I’m needed in the office. Three students skipped class. A parent is on the phone demanding to know how her child could possibly be marked absent when she personally dropped them off at the front gate. The mystery remains unsolved.
By the time I return, it’s 1:05 p.m. Lunch is over.
My stomach reminds me it exists and would like to file a formal complaint. I retreat to my office, close the door, and disappear for thirty minutes. No radio. No email. No knocks. Just a sandwich, chips, and a Coke. This is what self-care looks like in education.
At 1:45, I meet with my fellow assistant principal—my partner in professional chaos. Today’s topic: improving attendance. It is both critically important and deeply unexciting.
We are interrupted.
Choose your adventure: student altercation, vape alert in the girls’ restroom, backpack search, maintenance checking a work order, or the SRO reviewing a case. Sometimes you get all five.

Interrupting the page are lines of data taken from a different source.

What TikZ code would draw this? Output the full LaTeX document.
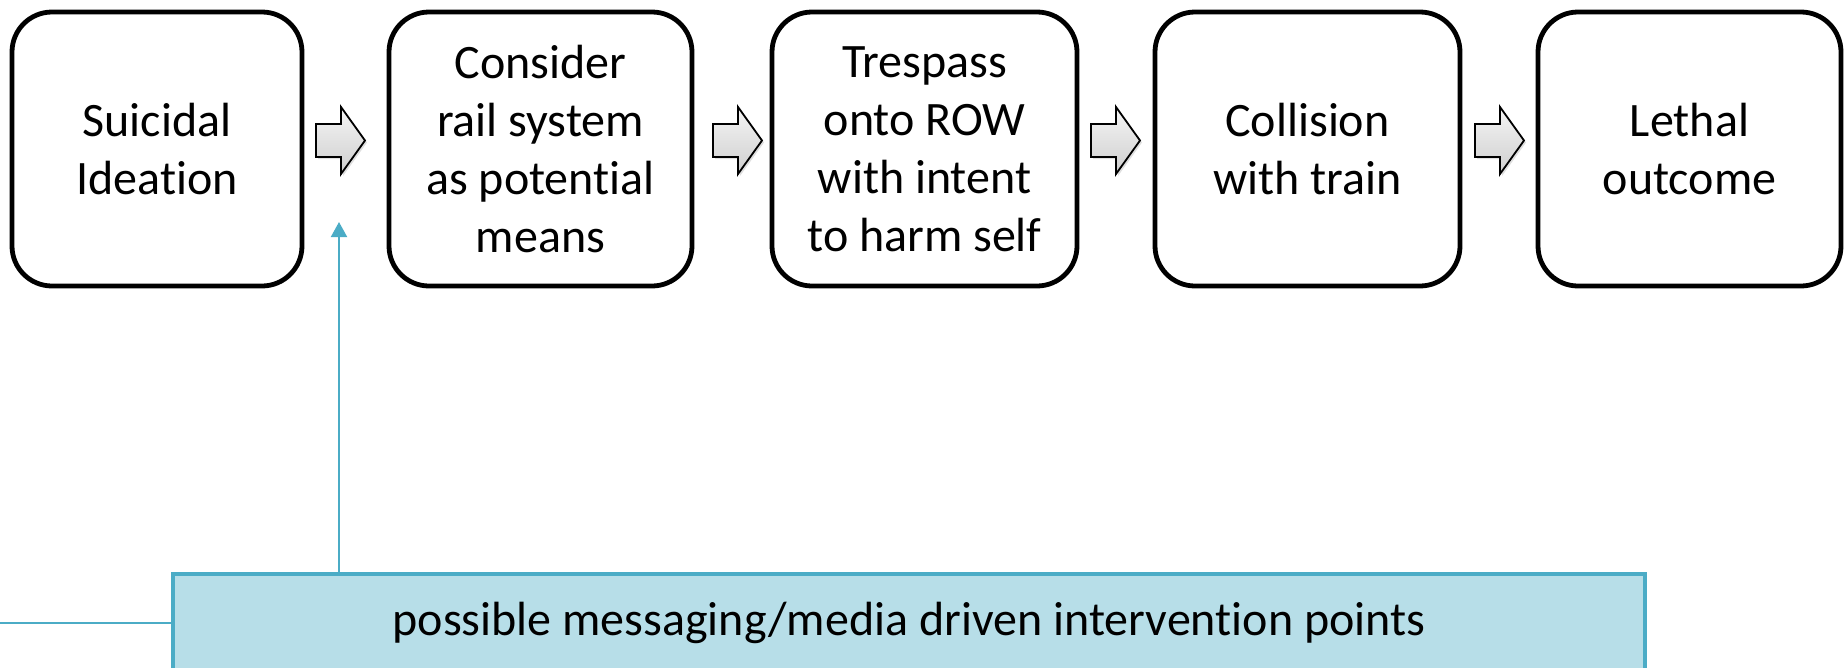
\documentclass[tikz,border=0pt]{standalone}
\usepackage{fontspec}
\setmainfont[Ligatures=NoCommon]{Carlito}
\usetikzlibrary{arrows.meta,shadows}
\definecolor{aqua}{HTML}{4BACC6}
\definecolor{aquafill}{HTML}{B7DEE8}
\tikzset{
  stepbox/.style={draw=black, line width=4.8pt, rounded corners=40pt, fill=white,
    minimum height=274pt, align=center, inner sep=0pt,
    font=\fontsize{48}{58}\selectfont},
  blockarrow/.style={draw=black, line width=1.8pt, line join=miter,
    top color=gray!8, bottom color=gray!38,
    drop shadow={opacity=0.25, shadow xshift=2pt, shadow yshift=-2pt}},
  bluebox/.style={draw=aqua, line width=3.5pt, fill=aquafill, minimum width=1472pt,
    minimum height=98pt, inner sep=0pt, font=\fontsize{48}{58}\selectfont},
  blueline/.style={draw=aqua, line width=2pt}
}
\begin{document}
\begin{tikzpicture}[x=1pt,y=-1pt]
\useasboundingbox (0,0) rectangle (1845,667);
\clip (0,0) rectangle (1845,667);
\node[stepbox, minimum width=290pt] (b1) at (157,149) {Suicidal\\Ideation};
\node[stepbox, minimum width=303pt] (b2) at (540.5,149) {Consider\\rail system\\as potential\\means};
\node[stepbox, minimum width=305pt] (b3) at (924.5,149) {Trespass\\onto ROW\\with intent\\to harm self};
\node[stepbox, minimum width=305pt] (b4) at (1307.5,149) {Collision\\with train};
\node[stepbox, minimum width=303pt] (b5) at (1689.5,149) {Lethal\\outcome};
\foreach \ax in {316,713,1091,1475}{
  \path[blockarrow] (\ax,124) -- ++(25,0) -- ++(0,-17) -- ++(24,33.5) -- ++(-24,33.5) -- ++(0,-17) -- ++(-25,0) -- cycle;
}
\node[bluebox] (bot) at (909,623) {possible messaging/media driven intervention points};
\coordinate (up) at (339,222);
\coordinate (lend) at (0,623);
\draw[blueline, -{Triangle[length=15pt,width=16pt]}] (bot.north -| up) -- (up);
\draw[blueline] (bot.west) -- (lend);
\end{tikzpicture}
\end{document}
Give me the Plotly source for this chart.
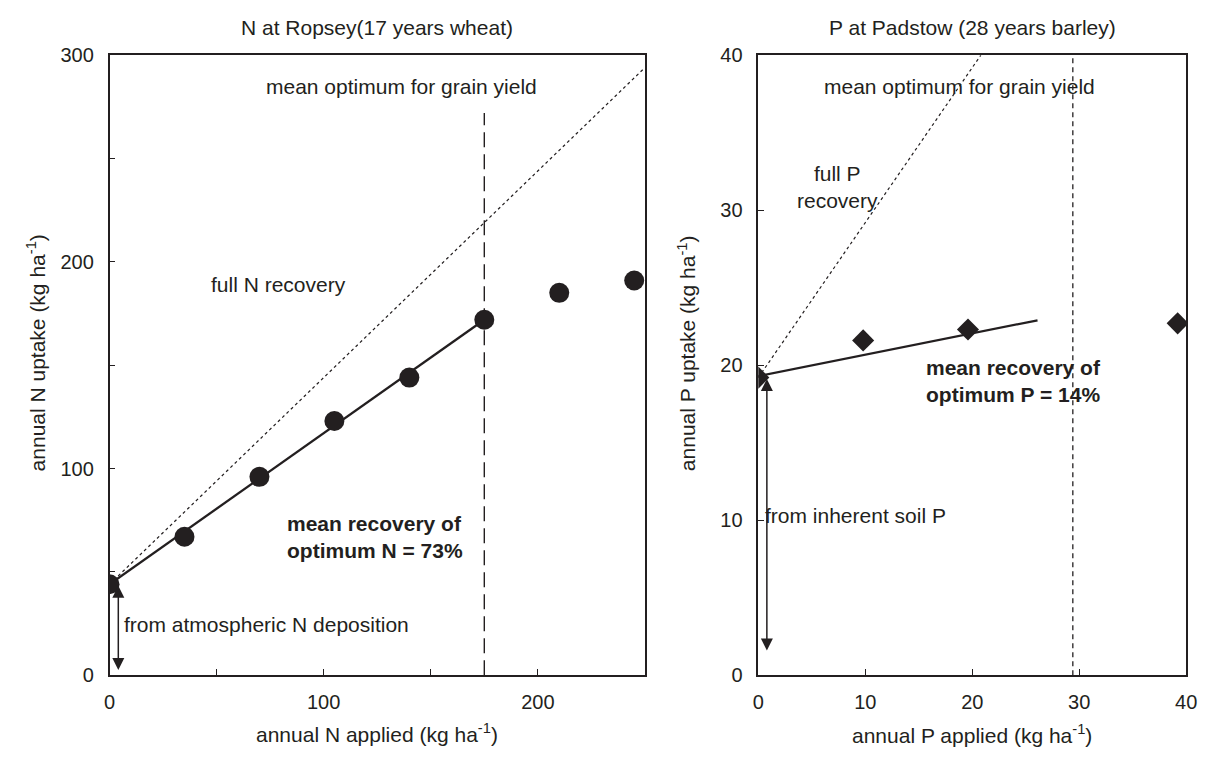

Suddenly it’s 2:55 p.m. Dismissal looms.
Dismissal is a beautiful mess. A tidal wave of students surges out, phones instantly activated. You can feel the Wi-Fi strain under the load—a digital groan rippling through campus.
Most days pass without incident. Some students linger. Others head to sports, clubs, or freedom.
At 3:20 p.m., I lock my office and head to my truck.
There it is.
My coffee.
Cold. Forgotten. Loyal.
I take it with me anyway, because closure matters.
I head to a leadership meeting at the district office. The agenda is long. The meeting is productive. My brain slowly turns into oatmeal.
At 5:00 p.m., I text the family: What’s for dinner?
The kids vote for fried chicken. Democracy is alive and well.
I stop at the store, get home around 5:30, and immediately change into clothes that have given up on ambition. Dinner gets going. My son helps—mashed potatoes and his signature lemon-garlic sauce, which is legitimately excellent.
Time dissolves.
We eat. We talk. We laugh. Someone asks about work.
No.
We will not be doing that.
We do not talk about Bruno.
Eventually, devices appear. I play puzzle games, mess with music, maybe write a little. Snacks happen. Ice cream exists. The dog chases a laser like a cat with commitment issues.
Around 10:00 p.m., the day exhales. Bedtime routines kick in. One last snack. One last scroll. Then sleep.
Sometime around midnight, the lights go out. My brain wanders freely until morning, when I will once again wake up my alarm, make it coffee, and step back onto the conveyor belt.
Maybe tomorrow, my coffee will actually make it into my office.